Jon peered through the window. “Be careful. Is there a sign of any traps?”

“Do you think this is some bad movie, dad? No traps, bombs, or snapping alligators. It’s a relay of some kind — a small power source, a keypad, and what looks like a transmitter. I think its still operating and sending signals to somewhere. We need to know where it is pointing.”

Jon swiveled his seat to the navigation panel. “Let me see whether the ship’s receiver can capture the bandwidth. Also, I’ll have the computer calculate the trajectory of the signal. Attach a transmitter to the antenna.”

The computer analyzed the signal, randomly tuning through various known frequencies looking for a pattern. After about half an hour, it captured the signals and deciphered their destination — earth. Specifically, it was relaying messages to the location of a small transmission satellite belonging to the corporation. The individuals privy to this information were likely very high in the company hierarchy. The message on the relay was a recording, generated by Holst just a week before he died. The encryption was the same as the one Adam had deciphered earlier. The computer cracked it easily and revealed its content. It said: “Chimera stolen. Location unknown.”

Later that day, while the shuttle’s engines cooled in the transport bay, Adam convened a meeting of the family leadership of the Institute — mostly human a few naurons. After explaining to them what he learned from his parents, he conveyed the troubling information that Holst sent back to earth. Concerned, surprised faces riddled the room.

Adam maintained his control. “I suspect that the some faction within the corporation intended to clear non-scientists from the colony and use it solely for terra-development research. This probably wasn’t a popular idea among the leadership. Most board members plus the shareholders wanted to keep using the colony for recreation and housing. Thus, Holst and whoever he was collaborating with in the leadership decided to use an incentive — a terror attack to scare people away. The bacteria that Tash developed would be convenient and clandestine. All Holst had to do was spread it in several locations and wait for it to cook. I don’t think he intended for it to be so robust or deadly. Regardless, it worked. Years passed. I guess Holst stashed some bacteria. When it was lost, he couldn’t bear the possible consequences and killed himself.”

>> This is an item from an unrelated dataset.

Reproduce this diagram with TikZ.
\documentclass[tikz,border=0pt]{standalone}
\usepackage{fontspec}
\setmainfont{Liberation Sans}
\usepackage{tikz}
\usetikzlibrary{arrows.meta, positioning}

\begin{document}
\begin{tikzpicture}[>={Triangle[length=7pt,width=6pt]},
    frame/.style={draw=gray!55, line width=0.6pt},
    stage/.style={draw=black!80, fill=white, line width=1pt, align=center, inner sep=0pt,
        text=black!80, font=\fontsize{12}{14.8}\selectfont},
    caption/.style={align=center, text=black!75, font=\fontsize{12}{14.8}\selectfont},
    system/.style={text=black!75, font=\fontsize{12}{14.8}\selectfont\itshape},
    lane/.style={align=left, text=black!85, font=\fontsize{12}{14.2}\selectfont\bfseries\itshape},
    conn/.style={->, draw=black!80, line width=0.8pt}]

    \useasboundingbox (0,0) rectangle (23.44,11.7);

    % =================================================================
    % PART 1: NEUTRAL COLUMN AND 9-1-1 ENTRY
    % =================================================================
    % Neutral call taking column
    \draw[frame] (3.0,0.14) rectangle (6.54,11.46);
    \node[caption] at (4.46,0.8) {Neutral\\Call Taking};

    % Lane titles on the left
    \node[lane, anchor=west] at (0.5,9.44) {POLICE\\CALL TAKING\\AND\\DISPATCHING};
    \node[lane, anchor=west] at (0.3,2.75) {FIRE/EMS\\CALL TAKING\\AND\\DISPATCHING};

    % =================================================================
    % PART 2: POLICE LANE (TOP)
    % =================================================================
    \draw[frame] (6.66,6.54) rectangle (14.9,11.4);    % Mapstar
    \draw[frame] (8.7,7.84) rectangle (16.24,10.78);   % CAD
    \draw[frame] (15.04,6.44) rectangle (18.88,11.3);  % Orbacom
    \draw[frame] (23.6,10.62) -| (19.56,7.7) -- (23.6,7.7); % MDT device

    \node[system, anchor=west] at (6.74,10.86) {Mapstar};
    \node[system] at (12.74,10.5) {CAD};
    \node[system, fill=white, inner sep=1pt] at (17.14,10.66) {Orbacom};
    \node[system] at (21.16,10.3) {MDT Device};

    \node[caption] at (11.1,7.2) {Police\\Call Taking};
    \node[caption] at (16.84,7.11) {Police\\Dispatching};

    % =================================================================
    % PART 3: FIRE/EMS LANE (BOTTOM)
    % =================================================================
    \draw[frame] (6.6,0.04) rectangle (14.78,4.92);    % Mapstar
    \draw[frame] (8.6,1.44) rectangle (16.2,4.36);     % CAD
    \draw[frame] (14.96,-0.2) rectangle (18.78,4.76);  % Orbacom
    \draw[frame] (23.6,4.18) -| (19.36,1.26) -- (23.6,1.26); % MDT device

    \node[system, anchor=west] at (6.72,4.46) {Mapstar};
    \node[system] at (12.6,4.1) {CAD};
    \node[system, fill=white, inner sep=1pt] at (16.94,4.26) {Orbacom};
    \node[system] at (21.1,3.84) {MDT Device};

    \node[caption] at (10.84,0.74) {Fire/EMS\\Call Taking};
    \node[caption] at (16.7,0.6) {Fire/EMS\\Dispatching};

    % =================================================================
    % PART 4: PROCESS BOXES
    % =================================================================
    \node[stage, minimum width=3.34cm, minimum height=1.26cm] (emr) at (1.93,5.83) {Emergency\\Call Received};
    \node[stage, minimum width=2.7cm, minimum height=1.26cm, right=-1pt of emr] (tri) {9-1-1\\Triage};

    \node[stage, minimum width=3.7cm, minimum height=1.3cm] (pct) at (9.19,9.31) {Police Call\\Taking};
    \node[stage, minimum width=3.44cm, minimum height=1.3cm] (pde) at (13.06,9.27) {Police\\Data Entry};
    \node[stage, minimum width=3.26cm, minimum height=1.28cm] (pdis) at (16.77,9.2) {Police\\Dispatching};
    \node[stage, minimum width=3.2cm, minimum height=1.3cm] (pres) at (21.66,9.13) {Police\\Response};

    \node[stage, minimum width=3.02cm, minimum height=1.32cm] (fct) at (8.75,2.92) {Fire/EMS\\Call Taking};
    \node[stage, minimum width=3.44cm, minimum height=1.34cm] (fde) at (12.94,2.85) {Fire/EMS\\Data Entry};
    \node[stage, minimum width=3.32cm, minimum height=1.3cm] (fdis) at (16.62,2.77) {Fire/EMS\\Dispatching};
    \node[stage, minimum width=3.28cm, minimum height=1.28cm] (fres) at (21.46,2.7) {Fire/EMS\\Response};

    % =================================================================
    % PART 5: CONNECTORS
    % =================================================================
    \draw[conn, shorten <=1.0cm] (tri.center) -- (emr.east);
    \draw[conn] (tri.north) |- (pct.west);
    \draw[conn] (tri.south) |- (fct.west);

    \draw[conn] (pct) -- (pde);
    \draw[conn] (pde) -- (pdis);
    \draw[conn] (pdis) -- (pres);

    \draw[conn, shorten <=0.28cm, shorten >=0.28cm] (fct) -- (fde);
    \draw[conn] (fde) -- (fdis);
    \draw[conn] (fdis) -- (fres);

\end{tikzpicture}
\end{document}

“Or someone killed him,” Maggie Natano suggested. She was the daughter of one of the founding computer engineers and was a competent mechanical engineer. She and Adam circled around each other for many years. When she finally pushed him to commit toward marriage, Adam turned away and buried himself in his research. She was one of the few in the Institute with a skeptical view of Adam’s leadership qualities and his apparent selflessness.

“Come on, Maggie. The security override to get through the airlock was done using his unique codes. There wasn’t evidence of foul play,” Adam countered.

“Our first priority is to set up detectors throughout all the domes, planet-wide,” Sarah Anderson from microtechnology noted. “We can set them to look for a set of fatty and amino acids unique to the strain. I have a new detector design that’ll work very nicely.”

“Thanks Sarah. We’ll get you all the resources and personnel necessary. In the meantime, I’ll assemble a security detail to determine where the pathogen might have been stored. We also need to identify who would have known about it and then stolen it.”